Prompt: Quote, verbatim, all material below, without pictures.

Material:
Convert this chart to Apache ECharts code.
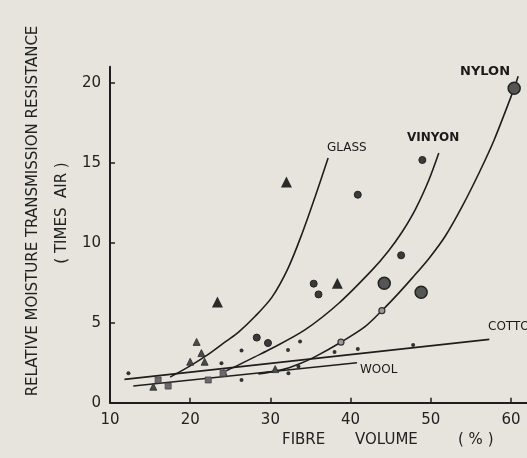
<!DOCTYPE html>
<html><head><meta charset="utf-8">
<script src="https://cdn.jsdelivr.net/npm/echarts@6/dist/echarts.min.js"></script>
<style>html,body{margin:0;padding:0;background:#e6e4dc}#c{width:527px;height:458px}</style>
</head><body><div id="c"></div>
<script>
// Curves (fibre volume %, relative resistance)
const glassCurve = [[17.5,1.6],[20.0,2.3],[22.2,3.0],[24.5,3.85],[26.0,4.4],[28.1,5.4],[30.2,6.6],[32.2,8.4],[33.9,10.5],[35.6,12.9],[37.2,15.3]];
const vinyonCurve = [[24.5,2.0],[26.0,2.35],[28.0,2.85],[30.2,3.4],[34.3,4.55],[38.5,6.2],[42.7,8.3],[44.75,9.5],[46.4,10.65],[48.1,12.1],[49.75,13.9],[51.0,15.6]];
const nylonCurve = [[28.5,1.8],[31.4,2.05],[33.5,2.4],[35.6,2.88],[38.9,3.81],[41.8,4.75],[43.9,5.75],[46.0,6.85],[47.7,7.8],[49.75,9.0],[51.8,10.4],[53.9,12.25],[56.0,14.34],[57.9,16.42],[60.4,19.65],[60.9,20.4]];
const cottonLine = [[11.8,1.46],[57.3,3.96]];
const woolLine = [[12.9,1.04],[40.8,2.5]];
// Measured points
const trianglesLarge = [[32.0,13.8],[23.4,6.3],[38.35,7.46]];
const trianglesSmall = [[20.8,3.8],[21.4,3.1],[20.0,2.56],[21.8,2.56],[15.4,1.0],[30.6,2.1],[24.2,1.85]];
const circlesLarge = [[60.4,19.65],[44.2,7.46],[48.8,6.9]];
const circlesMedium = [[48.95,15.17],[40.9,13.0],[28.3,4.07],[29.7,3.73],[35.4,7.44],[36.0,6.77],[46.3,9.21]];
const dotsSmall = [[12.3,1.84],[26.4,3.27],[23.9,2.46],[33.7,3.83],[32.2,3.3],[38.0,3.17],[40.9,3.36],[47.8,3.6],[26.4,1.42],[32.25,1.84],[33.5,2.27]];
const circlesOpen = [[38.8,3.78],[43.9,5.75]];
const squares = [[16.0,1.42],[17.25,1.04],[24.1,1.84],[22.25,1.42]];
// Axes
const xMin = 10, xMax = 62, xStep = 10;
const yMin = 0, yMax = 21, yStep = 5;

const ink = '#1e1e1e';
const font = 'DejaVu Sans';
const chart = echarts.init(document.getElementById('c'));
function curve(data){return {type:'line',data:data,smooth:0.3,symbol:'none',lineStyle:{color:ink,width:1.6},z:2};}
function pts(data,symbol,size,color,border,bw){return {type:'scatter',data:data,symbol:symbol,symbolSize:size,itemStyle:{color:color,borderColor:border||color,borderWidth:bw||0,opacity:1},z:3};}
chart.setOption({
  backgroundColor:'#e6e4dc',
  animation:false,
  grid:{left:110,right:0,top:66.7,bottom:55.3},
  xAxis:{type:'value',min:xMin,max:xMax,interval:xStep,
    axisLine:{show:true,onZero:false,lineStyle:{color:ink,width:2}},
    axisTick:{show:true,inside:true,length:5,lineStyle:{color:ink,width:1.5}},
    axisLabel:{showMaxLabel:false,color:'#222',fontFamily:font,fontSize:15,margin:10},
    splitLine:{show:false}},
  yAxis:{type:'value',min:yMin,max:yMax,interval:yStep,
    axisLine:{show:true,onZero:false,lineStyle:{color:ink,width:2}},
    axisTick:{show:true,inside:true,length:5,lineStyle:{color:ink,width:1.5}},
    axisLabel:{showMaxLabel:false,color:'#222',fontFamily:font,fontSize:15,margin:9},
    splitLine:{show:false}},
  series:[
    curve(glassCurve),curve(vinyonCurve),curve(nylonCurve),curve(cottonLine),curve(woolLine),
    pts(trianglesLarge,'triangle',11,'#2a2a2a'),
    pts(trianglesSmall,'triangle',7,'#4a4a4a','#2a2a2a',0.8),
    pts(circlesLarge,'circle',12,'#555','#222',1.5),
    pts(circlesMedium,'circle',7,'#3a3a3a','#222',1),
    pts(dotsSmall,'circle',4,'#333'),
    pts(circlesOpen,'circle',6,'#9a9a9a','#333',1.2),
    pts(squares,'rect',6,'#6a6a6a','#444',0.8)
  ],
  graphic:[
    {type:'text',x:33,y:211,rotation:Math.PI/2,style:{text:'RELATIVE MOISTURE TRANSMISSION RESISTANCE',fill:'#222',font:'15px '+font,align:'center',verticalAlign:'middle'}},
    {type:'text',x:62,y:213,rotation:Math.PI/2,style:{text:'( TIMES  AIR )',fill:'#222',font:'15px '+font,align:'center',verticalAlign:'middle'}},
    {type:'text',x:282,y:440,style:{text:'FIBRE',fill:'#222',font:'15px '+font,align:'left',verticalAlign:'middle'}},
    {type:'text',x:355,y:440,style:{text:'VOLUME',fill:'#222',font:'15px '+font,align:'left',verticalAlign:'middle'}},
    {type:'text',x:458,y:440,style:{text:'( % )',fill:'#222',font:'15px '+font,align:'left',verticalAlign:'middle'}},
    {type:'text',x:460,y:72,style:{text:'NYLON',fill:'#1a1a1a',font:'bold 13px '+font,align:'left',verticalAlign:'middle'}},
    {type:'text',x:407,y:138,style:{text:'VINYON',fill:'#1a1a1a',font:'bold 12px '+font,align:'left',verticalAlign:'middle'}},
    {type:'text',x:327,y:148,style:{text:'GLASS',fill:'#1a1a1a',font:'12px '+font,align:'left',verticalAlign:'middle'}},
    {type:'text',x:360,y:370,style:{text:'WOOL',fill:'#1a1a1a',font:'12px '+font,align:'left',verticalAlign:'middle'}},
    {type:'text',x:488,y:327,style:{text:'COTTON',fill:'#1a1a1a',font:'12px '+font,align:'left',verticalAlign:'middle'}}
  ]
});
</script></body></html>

Response to the task:
Convert this chart to Apache ECharts code.
<!DOCTYPE html>
<html><head><meta charset="utf-8">
<script src="https://cdn.jsdelivr.net/npm/echarts@6/dist/echarts.min.js"></script>
<style>html,body{margin:0;padding:0;background:#e6e4dc}#c{width:527px;height:458px}</style>
</head><body><div id="c"></div>
<script>
// Curves (fibre volume %, relative resistance)
const glassCurve = [[17.5,1.6],[20.0,2.3],[22.2,3.0],[24.5,3.85],[26.0,4.4],[28.1,5.4],[30.2,6.6],[32.2,8.4],[33.9,10.5],[35.6,12.9],[37.2,15.3]];
const vinyonCurve = [[24.5,2.0],[26.0,2.35],[28.0,2.85],[30.2,3.4],[34.3,4.55],[38.5,6.2],[42.7,8.3],[44.75,9.5],[46.4,10.65],[48.1,12.1],[49.75,13.9],[51.0,15.6]];
const nylonCurve = [[28.5,1.8],[31.4,2.05],[33.5,2.4],[35.6,2.88],[38.9,3.81],[41.8,4.75],[43.9,5.75],[46.0,6.85],[47.7,7.8],[49.75,9.0],[51.8,10.4],[53.9,12.25],[56.0,14.34],[57.9,16.42],[60.4,19.65],[60.9,20.4]];
const cottonLine = [[11.8,1.46],[57.3,3.96]];
const woolLine = [[12.9,1.04],[40.8,2.5]];
// Measured points
const trianglesLarge = [[32.0,13.8],[23.4,6.3],[38.35,7.46]];
const trianglesSmall = [[20.8,3.8],[21.4,3.1],[20.0,2.56],[21.8,2.56],[15.4,1.0],[30.6,2.1],[24.2,1.85]];
const circlesLarge = [[60.4,19.65],[44.2,7.46],[48.8,6.9]];
const circlesMedium = [[48.95,15.17],[40.9,13.0],[28.3,4.07],[29.7,3.73],[35.4,7.44],[36.0,6.77],[46.3,9.21]];
const dotsSmall = [[12.3,1.84],[26.4,3.27],[23.9,2.46],[33.7,3.83],[32.2,3.3],[38.0,3.17],[40.9,3.36],[47.8,3.6],[26.4,1.42],[32.25,1.84],[33.5,2.27]];
const circlesOpen = [[38.8,3.78],[43.9,5.75]];
const squares = [[16.0,1.42],[17.25,1.04],[24.1,1.84],[22.25,1.42]];
// Axes
const xMin = 10, xMax = 62, xStep = 10;
const yMin = 0, yMax = 21, yStep = 5;

const ink = '#1e1e1e';
const font = 'DejaVu Sans';
const chart = echarts.init(document.getElementById('c'));
function curve(data){return {type:'line',data:data,smooth:0.3,symbol:'none',lineStyle:{color:ink,width:1.6},z:2};}
function pts(data,symbol,size,color,border,bw){return {type:'scatter',data:data,symbol:symbol,symbolSize:size,itemStyle:{color:color,borderColor:border||color,borderWidth:bw||0,opacity:1},z:3};}
chart.setOption({
  backgroundColor:'#e6e4dc',
  animation:false,
  grid:{left:110,right:0,top:66.7,bottom:55.3},
  xAxis:{type:'value',min:xMin,max:xMax,interval:xStep,
    axisLine:{show:true,onZero:false,lineStyle:{color:ink,width:2}},
    axisTick:{show:true,inside:true,length:5,lineStyle:{color:ink,width:1.5}},
    axisLabel:{showMaxLabel:false,color:'#222',fontFamily:font,fontSize:15,margin:10},
    splitLine:{show:false}},
  yAxis:{type:'value',min:yMin,max:yMax,interval:yStep,
    axisLine:{show:true,onZero:false,lineStyle:{color:ink,width:2}},
    axisTick:{show:true,inside:true,length:5,lineStyle:{color:ink,width:1.5}},
    axisLabel:{showMaxLabel:false,color:'#222',fontFamily:font,fontSize:15,margin:9},
    splitLine:{show:false}},
  series:[
    curve(glassCurve),curve(vinyonCurve),curve(nylonCurve),curve(cottonLine),curve(woolLine),
    pts(trianglesLarge,'triangle',11,'#2a2a2a'),
    pts(trianglesSmall,'triangle',7,'#4a4a4a','#2a2a2a',0.8),
    pts(circlesLarge,'circle',12,'#555','#222',1.5),
    pts(circlesMedium,'circle',7,'#3a3a3a','#222',1),
    pts(dotsSmall,'circle',4,'#333'),
    pts(circlesOpen,'circle',6,'#9a9a9a','#333',1.2),
    pts(squares,'rect',6,'#6a6a6a','#444',0.8)
  ],
  graphic:[
    {type:'text',x:33,y:211,rotation:Math.PI/2,style:{text:'RELATIVE MOISTURE TRANSMISSION RESISTANCE',fill:'#222',font:'15px '+font,align:'center',verticalAlign:'middle'}},
    {type:'text',x:62,y:213,rotation:Math.PI/2,style:{text:'( TIMES  AIR )',fill:'#222',font:'15px '+font,align:'center',verticalAlign:'middle'}},
    {type:'text',x:282,y:440,style:{text:'FIBRE',fill:'#222',font:'15px '+font,align:'left',verticalAlign:'middle'}},
    {type:'text',x:355,y:440,style:{text:'VOLUME',fill:'#222',font:'15px '+font,align:'left',verticalAlign:'middle'}},
    {type:'text',x:458,y:440,style:{text:'( % )',fill:'#222',font:'15px '+font,align:'left',verticalAlign:'middle'}},
    {type:'text',x:460,y:72,style:{text:'NYLON',fill:'#1a1a1a',font:'bold 13px '+font,align:'left',verticalAlign:'middle'}},
    {type:'text',x:407,y:138,style:{text:'VINYON',fill:'#1a1a1a',font:'bold 12px '+font,align:'left',verticalAlign:'middle'}},
    {type:'text',x:327,y:148,style:{text:'GLASS',fill:'#1a1a1a',font:'12px '+font,align:'left',verticalAlign:'middle'}},
    {type:'text',x:360,y:370,style:{text:'WOOL',fill:'#1a1a1a',font:'12px '+font,align:'left',verticalAlign:'middle'}},
    {type:'text',x:488,y:327,style:{text:'COTTON',fill:'#1a1a1a',font:'12px '+font,align:'left',verticalAlign:'middle'}}
  ]
});
</script></body></html>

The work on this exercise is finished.